Copy out each line below that has the word "matplotlib" in it.
------------------------------------------------------------
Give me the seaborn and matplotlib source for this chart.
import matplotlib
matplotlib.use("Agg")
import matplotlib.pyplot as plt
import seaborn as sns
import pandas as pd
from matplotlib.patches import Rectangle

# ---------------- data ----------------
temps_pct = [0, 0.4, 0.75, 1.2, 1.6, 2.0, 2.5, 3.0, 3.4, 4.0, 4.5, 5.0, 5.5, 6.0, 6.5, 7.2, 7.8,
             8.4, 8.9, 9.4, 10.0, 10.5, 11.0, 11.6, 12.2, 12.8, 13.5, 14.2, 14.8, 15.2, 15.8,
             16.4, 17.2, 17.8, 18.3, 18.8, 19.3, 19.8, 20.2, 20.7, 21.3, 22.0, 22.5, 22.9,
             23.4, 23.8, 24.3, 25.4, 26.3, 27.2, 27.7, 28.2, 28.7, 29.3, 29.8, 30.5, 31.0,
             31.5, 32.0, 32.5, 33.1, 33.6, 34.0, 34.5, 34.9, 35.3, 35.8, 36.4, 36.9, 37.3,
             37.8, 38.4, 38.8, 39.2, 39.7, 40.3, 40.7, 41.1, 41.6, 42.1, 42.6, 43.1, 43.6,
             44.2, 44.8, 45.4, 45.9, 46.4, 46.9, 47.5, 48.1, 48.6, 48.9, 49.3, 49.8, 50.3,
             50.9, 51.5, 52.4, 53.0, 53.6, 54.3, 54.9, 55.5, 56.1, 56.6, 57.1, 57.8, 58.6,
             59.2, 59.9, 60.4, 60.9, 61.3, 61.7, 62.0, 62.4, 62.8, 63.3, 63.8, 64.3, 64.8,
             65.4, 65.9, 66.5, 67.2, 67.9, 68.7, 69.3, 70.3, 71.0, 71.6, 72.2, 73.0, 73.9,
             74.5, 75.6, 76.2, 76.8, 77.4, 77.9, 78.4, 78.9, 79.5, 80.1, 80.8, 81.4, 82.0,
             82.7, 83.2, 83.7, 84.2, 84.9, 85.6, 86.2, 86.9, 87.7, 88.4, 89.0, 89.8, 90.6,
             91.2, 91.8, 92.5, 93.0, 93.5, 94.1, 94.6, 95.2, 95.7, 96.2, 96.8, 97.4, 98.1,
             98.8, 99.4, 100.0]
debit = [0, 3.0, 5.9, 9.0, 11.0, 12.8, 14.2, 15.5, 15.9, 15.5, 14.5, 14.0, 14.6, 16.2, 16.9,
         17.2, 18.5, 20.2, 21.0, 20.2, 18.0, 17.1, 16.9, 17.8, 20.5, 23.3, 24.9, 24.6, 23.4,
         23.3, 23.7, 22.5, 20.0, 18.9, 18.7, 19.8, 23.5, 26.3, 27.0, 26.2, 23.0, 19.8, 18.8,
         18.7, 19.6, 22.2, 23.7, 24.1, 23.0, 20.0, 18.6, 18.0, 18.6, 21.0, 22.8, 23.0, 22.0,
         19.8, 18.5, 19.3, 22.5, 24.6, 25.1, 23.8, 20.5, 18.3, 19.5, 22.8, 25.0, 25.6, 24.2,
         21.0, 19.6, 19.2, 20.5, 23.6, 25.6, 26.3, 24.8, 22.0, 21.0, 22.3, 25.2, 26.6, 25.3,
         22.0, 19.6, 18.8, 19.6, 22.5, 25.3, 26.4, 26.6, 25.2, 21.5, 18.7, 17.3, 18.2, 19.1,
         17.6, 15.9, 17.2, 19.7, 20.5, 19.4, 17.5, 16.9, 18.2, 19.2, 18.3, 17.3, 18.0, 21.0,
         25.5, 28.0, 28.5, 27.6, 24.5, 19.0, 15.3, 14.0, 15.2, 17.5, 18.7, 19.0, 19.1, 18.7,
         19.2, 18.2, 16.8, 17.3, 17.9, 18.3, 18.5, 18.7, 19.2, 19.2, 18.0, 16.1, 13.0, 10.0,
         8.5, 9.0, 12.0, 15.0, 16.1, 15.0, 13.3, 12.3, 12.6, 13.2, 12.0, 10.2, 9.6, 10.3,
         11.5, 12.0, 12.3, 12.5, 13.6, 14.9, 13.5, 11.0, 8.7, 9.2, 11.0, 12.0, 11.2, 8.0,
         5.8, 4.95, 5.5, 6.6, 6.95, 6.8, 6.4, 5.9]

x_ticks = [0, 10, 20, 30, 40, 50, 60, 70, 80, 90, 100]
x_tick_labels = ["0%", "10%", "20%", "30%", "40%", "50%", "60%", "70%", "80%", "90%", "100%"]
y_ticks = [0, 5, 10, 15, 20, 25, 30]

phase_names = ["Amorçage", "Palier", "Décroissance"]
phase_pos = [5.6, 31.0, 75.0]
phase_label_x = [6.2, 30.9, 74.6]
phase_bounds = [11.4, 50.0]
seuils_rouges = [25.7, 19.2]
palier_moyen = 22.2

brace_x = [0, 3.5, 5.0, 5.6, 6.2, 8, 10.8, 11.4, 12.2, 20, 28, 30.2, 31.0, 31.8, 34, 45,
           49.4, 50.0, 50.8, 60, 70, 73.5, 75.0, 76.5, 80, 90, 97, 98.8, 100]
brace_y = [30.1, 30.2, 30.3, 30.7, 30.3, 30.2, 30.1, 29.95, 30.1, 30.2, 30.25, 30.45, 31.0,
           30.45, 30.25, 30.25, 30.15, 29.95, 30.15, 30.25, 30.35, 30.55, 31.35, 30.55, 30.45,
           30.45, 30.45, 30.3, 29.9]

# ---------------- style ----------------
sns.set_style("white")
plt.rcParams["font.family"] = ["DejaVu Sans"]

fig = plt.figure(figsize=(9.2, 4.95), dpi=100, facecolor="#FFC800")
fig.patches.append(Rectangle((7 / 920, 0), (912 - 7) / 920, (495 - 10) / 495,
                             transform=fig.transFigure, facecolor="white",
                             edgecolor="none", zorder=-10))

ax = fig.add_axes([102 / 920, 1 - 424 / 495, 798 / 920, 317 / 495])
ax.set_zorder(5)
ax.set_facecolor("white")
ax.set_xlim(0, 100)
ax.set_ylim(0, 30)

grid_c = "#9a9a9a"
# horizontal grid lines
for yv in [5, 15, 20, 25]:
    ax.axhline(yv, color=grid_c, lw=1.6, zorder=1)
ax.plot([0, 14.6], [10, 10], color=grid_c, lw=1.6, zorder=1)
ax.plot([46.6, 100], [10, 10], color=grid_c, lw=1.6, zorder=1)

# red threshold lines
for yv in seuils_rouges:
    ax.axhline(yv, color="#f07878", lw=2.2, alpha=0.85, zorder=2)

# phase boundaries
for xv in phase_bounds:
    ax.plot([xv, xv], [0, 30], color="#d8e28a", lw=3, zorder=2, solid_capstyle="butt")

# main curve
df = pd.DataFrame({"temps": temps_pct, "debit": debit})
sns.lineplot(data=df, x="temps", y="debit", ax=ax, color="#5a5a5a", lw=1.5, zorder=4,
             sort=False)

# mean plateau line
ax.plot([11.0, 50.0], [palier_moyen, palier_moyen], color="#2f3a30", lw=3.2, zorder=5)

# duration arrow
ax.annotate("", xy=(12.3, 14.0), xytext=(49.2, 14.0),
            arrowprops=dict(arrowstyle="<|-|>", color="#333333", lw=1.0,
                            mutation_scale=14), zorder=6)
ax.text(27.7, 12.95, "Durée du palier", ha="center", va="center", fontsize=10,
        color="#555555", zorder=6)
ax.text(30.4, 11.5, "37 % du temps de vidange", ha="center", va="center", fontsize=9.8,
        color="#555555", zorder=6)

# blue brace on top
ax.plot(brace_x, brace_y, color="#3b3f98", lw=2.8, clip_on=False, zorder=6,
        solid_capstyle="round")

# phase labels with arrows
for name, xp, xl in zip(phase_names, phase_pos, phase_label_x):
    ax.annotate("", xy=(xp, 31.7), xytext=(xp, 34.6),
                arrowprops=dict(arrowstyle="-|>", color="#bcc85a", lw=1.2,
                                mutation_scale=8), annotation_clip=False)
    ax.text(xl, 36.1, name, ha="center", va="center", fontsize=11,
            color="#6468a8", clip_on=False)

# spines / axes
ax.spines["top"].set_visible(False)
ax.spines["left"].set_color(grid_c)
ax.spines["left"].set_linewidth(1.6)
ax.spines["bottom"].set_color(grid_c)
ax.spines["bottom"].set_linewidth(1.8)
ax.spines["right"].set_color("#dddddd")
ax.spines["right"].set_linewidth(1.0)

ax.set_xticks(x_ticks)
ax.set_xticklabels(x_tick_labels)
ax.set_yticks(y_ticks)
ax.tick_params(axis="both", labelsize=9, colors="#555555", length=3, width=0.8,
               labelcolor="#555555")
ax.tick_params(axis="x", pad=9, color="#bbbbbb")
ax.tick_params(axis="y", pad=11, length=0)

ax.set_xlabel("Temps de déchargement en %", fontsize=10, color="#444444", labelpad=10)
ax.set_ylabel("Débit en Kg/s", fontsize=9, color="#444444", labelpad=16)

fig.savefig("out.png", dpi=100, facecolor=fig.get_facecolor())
------------------------------------------------------------
> REPLY TO THE EXERCISE
Give me the seaborn and matplotlib source for this chart.
import matplotlib
matplotlib.use("Agg")
import matplotlib.pyplot as plt
from matplotlib.patches import Rectangle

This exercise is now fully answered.